All of the material should be reproduced exactly, with pictures left out.

RAW DATA:
[Start]
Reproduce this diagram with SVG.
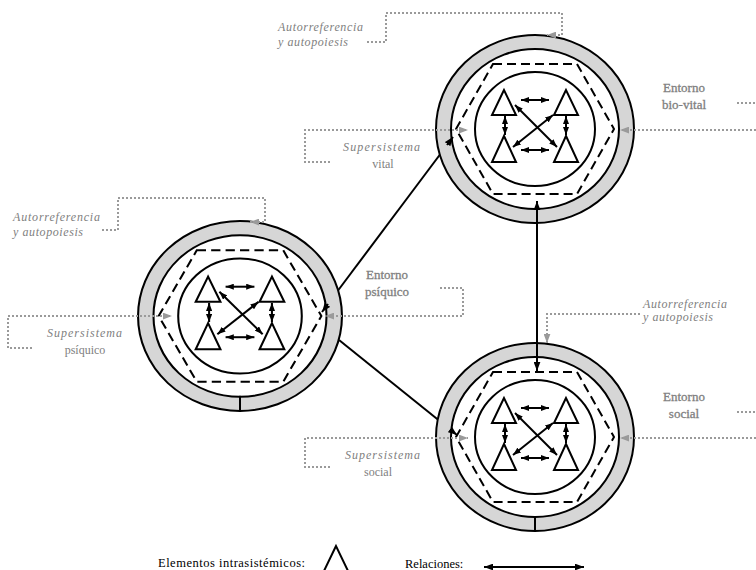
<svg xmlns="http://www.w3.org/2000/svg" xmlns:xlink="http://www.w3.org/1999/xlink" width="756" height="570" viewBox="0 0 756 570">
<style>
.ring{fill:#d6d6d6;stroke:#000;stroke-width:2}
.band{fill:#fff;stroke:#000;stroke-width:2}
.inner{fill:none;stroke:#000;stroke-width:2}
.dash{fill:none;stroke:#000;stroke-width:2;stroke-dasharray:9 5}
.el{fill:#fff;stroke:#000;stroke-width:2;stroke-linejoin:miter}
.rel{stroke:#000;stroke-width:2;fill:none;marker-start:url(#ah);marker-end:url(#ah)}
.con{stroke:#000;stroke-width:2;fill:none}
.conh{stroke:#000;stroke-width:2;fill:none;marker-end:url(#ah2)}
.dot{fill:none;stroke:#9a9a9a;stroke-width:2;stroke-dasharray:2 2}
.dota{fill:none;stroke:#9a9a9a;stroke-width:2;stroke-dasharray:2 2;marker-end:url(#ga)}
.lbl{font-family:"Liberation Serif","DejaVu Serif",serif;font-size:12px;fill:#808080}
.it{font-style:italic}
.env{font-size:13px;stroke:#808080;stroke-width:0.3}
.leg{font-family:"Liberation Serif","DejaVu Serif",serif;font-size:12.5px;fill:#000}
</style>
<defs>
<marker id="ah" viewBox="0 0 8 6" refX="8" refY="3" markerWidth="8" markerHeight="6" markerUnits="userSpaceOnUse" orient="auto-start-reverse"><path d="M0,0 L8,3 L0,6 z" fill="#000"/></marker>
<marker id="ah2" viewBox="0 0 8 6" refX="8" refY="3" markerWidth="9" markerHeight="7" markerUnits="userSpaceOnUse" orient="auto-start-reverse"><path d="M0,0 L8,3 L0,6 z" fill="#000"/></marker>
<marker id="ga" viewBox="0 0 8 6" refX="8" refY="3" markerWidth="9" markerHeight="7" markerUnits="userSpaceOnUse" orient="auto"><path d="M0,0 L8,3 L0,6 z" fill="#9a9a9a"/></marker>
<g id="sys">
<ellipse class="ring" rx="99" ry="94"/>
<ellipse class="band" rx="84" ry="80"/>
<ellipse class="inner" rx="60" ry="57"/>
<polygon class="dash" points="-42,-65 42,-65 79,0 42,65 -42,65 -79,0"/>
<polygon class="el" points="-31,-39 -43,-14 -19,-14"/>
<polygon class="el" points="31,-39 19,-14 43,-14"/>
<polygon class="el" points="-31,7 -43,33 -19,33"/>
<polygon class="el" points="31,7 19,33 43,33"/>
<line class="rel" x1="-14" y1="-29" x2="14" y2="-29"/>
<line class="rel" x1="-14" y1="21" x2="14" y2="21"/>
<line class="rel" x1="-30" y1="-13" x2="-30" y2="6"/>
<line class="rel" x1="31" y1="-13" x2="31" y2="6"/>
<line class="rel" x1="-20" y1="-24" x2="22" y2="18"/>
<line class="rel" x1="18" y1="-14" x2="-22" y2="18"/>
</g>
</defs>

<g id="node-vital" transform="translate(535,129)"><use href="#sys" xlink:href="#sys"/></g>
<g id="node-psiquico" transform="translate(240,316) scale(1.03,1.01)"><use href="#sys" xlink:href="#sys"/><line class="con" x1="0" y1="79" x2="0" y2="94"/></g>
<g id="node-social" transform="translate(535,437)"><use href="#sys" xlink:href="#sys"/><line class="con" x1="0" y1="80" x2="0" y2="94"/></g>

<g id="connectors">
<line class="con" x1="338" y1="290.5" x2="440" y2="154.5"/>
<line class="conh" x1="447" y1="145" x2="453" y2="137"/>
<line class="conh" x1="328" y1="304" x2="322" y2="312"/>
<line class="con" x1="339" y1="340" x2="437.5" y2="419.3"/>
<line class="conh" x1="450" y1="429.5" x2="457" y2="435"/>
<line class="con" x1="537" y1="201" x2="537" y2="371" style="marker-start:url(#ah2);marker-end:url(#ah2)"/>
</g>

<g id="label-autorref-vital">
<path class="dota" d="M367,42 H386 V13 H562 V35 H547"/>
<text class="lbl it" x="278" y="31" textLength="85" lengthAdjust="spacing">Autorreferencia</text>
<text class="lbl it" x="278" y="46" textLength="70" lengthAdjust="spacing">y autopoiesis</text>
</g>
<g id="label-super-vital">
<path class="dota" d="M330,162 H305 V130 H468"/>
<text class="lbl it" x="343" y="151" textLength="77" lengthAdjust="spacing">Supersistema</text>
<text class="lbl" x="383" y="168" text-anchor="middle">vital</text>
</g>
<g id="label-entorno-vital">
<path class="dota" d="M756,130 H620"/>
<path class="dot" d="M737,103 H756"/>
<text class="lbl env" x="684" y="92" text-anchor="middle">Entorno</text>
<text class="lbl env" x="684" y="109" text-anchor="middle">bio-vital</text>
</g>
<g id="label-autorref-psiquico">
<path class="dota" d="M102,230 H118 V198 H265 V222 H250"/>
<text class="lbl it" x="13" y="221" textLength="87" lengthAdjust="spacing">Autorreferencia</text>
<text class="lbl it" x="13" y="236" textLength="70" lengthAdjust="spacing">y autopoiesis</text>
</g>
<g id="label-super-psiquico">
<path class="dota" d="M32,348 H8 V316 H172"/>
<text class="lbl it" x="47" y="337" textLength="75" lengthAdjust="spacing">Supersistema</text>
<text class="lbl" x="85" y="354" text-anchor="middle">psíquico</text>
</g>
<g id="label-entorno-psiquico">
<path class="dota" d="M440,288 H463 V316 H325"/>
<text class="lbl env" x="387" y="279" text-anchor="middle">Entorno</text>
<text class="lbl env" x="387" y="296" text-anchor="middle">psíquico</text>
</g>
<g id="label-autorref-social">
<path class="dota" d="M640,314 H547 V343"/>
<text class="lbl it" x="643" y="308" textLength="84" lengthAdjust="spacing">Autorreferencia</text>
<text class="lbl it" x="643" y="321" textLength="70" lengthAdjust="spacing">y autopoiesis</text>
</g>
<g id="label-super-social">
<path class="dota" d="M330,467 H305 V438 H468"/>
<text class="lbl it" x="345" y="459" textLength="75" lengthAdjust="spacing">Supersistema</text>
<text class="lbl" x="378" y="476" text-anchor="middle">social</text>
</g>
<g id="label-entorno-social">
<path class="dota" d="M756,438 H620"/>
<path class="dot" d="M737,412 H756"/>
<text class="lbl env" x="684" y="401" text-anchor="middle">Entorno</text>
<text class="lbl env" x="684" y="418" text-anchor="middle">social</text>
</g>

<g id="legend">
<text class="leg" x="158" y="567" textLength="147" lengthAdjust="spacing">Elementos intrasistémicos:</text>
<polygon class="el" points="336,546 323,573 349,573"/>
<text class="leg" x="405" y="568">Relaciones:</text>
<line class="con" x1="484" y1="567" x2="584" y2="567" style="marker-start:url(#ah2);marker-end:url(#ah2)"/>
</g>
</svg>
[End]
EXERCISE OUTPUT:
Reproduce this diagram with SVG.
<svg xmlns="http://www.w3.org/2000/svg" xmlns:xlink="http://www.w3.org/1999/xlink" width="756" height="570" viewBox="0 0 756 570">
<style>
.ring{fill:#d6d6d6;stroke:#000;stroke-width:2}
.band{fill:#fff;stroke:#000;stroke-width:2}
.inner{fill:none;stroke:#000;stroke-width:2}
.dash{fill:none;stroke:#000;stroke-width:2;stroke-dasharray:9 5}
.el{fill:#fff;stroke:#000;stroke-width:2;stroke-linejoin:miter}
.rel{stroke:#000;stroke-width:2;fill:none;marker-start:url(#ah);marker-end:url(#ah)}
.con{stroke:#000;stroke-width:2;fill:none}
.conh{stroke:#000;stroke-width:2;fill:none;marker-end:url(#ah2)}
.dot{fill:none;stroke:#9a9a9a;stroke-width:2;stroke-dasharray:2 2}
.dota{fill:none;stroke:#9a9a9a;stroke-width:2;stroke-dasharray:2 2;marker-end:url(#ga)}
.lbl{font-family:"Liberation Serif","DejaVu Serif",serif;font-size:12px;fill:#808080}
.it{font-style:italic}
.env{font-size:13px;stroke:#808080;stroke-width:0.3}
.leg{font-family:"Liberation Serif","DejaVu Serif",serif;font-size:12.5px;fill:#000}
</style>
<defs>
<marker id="ah" viewBox="0 0 8 6" refX="8" refY="3" markerWidth="8" markerHeight="6" markerUnits="userSpaceOnUse" orient="auto-start-reverse"><path d="M0,0 L8,3 L0,6 z" fill="#000"/></marker>
<marker id="ah2" viewBox="0 0 8 6" refX="8" refY="3" markerWidth="9" markerHeight="7" markerUnits="userSpaceOnUse" orient="auto-start-reverse"><path d="M0,0 L8,3 L0,6 z" fill="#000"/></marker>
<marker id="ga" viewBox="0 0 8 6" refX="8" refY="3" markerWidth="9" markerHeight="7" markerUnits="userSpaceOnUse" orient="auto"><path d="M0,0 L8,3 L0,6 z" fill="#9a9a9a"/></marker>
<g id="sys">
<ellipse class="ring" rx="99" ry="94"/>
<ellipse class="band" rx="84" ry="80"/>
<ellipse class="inner" rx="60" ry="57"/>
<polygon class="dash" points="-42,-65 42,-65 79,0 42,65 -42,65 -79,0"/>
<polygon class="el" points="-31,-39 -43,-14 -19,-14"/>
<polygon class="el" points="31,-39 19,-14 43,-14"/>
<polygon class="el" points="-31,7 -43,33 -19,33"/>
<polygon class="el" points="31,7 19,33 43,33"/>
<line class="rel" x1="-14" y1="-29" x2="14" y2="-29"/>
<line class="rel" x1="-14" y1="21" x2="14" y2="21"/>
<line class="rel" x1="-30" y1="-13" x2="-30" y2="6"/>
<line class="rel" x1="31" y1="-13" x2="31" y2="6"/>
<line class="rel" x1="-20" y1="-24" x2="22" y2="18"/>
<line class="rel" x1="18" y1="-14" x2="-22" y2="18"/>
</g>
</defs>

<g id="node-vital" transform="translate(535,129)"><use href="#sys" xlink:href="#sys"/></g>
<g id="node-psiquico" transform="translate(240,316) scale(1.03,1.01)"><use href="#sys" xlink:href="#sys"/><line class="con" x1="0" y1="79" x2="0" y2="94"/></g>
<g id="node-social" transform="translate(535,437)"><use href="#sys" xlink:href="#sys"/><line class="con" x1="0" y1="80" x2="0" y2="94"/></g>

<g id="connectors">
<line class="con" x1="338" y1="290.5" x2="440" y2="154.5"/>
<line class="conh" x1="447" y1="145" x2="453" y2="137"/>
<line class="conh" x1="328" y1="304" x2="322" y2="312"/>
<line class="con" x1="339" y1="340" x2="437.5" y2="419.3"/>
<line class="conh" x1="450" y1="429.5" x2="457" y2="435"/>
<line class="con" x1="537" y1="201" x2="537" y2="371" style="marker-start:url(#ah2);marker-end:url(#ah2)"/>
</g>

<g id="label-autorref-vital">
<path class="dota" d="M367,42 H386 V13 H562 V35 H547"/>
<text class="lbl it" x="278" y="31" textLength="85" lengthAdjust="spacing">Autorreferencia</text>
<text class="lbl it" x="278" y="46" textLength="70" lengthAdjust="spacing">y autopoiesis</text>
</g>
<g id="label-super-vital">
<path class="dota" d="M330,162 H305 V130 H468"/>
<text class="lbl it" x="343" y="151" textLength="77" lengthAdjust="spacing">Supersistema</text>
<text class="lbl" x="383" y="168" text-anchor="middle">vital</text>
</g>
<g id="label-entorno-vital">
<path class="dota" d="M756,130 H620"/>
<path class="dot" d="M737,103 H756"/>
<text class="lbl env" x="684" y="92" text-anchor="middle">Entorno</text>
<text class="lbl env" x="684" y="109" text-anchor="middle">bio-vital</text>
</g>
<g id="label-autorref-psiquico">
<path class="dota" d="M102,230 H118 V198 H265 V222 H250"/>
<text class="lbl it" x="13" y="221" textLength="87" lengthAdjust="spacing">Autorreferencia</text>
<text class="lbl it" x="13" y="236" textLength="70" lengthAdjust="spacing">y autopoiesis</text>
</g>
<g id="label-super-psiquico">
<path class="dota" d="M32,348 H8 V316 H172"/>
<text class="lbl it" x="47" y="337" textLength="75" lengthAdjust="spacing">Supersistema</text>
<text class="lbl" x="85" y="354" text-anchor="middle">psíquico</text>
</g>
<g id="label-entorno-psiquico">
<path class="dota" d="M440,288 H463 V316 H325"/>
<text class="lbl env" x="387" y="279" text-anchor="middle">Entorno</text>
<text class="lbl env" x="387" y="296" text-anchor="middle">psíquico</text>
</g>
<g id="label-autorref-social">
<path class="dota" d="M640,314 H547 V343"/>
<text class="lbl it" x="643" y="308" textLength="84" lengthAdjust="spacing">Autorreferencia</text>
<text class="lbl it" x="643" y="321" textLength="70" lengthAdjust="spacing">y autopoiesis</text>
</g>
<g id="label-super-social">
<path class="dota" d="M330,467 H305 V438 H468"/>
<text class="lbl it" x="345" y="459" textLength="75" lengthAdjust="spacing">Supersistema</text>
<text class="lbl" x="378" y="476" text-anchor="middle">social</text>
</g>
<g id="label-entorno-social">
<path class="dota" d="M756,438 H620"/>
<path class="dot" d="M737,412 H756"/>
<text class="lbl env" x="684" y="401" text-anchor="middle">Entorno</text>
<text class="lbl env" x="684" y="418" text-anchor="middle">social</text>
</g>

<g id="legend">
<text class="leg" x="158" y="567" textLength="147" lengthAdjust="spacing">Elementos intrasistémicos:</text>
<polygon class="el" points="336,546 323,573 349,573"/>
<text class="leg" x="405" y="568">Relaciones:</text>
<line class="con" x1="484" y1="567" x2="584" y2="567" style="marker-start:url(#ah2);marker-end:url(#ah2)"/>
</g>
</svg>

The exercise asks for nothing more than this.